[WORK TO COMPLETE]: Only the number is wanted: how many lines in the data contain "with"?

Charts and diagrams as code
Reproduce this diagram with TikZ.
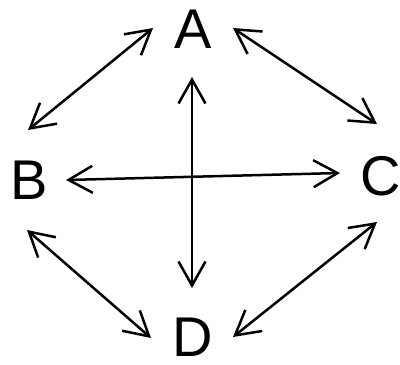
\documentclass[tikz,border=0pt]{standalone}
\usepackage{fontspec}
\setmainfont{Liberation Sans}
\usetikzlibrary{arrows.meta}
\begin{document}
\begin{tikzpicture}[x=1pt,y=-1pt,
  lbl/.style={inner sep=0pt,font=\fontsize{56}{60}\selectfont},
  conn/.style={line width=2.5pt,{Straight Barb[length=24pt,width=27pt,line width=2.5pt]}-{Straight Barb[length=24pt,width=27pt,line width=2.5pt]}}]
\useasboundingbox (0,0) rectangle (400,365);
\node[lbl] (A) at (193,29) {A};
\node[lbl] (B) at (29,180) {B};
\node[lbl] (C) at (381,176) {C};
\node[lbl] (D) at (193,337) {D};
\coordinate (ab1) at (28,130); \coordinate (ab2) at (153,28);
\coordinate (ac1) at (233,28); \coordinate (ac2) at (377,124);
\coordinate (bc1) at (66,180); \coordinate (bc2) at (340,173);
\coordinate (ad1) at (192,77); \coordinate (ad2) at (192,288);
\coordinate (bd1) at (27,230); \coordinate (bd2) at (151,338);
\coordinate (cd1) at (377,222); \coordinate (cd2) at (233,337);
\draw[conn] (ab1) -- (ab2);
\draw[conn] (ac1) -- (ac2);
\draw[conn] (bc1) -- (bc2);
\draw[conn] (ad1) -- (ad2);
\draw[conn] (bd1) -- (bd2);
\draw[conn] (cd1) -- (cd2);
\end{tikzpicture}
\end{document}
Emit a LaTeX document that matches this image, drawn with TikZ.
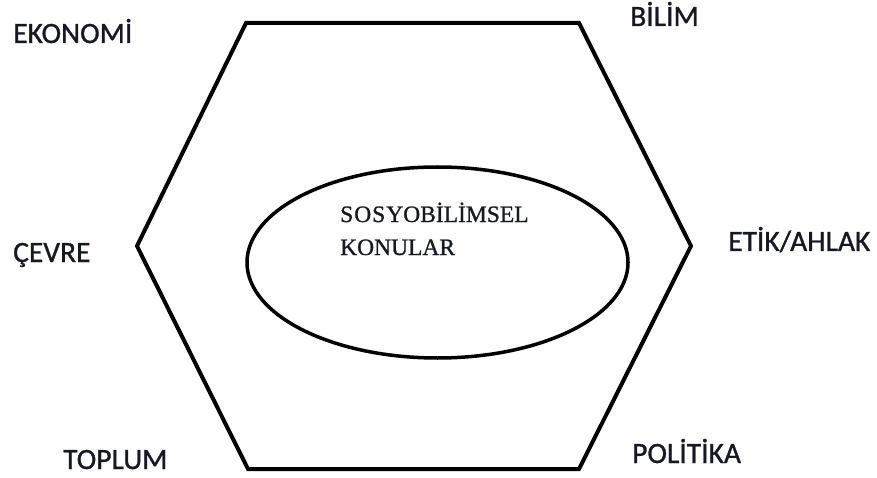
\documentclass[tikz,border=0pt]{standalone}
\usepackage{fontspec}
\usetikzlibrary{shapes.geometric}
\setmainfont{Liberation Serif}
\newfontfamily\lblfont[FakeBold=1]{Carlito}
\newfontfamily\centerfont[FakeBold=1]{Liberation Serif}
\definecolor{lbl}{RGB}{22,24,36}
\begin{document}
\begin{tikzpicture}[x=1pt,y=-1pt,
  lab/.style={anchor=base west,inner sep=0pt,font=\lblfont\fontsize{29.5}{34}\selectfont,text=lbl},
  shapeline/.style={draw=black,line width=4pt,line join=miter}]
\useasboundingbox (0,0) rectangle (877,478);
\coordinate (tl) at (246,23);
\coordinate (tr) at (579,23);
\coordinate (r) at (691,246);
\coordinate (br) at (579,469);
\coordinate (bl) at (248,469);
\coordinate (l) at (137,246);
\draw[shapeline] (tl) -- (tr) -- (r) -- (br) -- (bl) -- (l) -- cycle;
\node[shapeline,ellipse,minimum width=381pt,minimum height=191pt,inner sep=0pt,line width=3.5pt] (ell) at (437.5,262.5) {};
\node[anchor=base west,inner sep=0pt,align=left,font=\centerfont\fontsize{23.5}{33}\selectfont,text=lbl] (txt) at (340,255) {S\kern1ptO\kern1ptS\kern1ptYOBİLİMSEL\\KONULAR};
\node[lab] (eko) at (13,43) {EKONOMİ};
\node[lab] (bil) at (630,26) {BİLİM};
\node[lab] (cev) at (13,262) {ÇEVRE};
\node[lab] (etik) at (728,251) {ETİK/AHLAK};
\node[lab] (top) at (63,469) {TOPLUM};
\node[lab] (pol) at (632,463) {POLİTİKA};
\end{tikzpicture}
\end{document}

[COMPLETE RESPONSE]: 2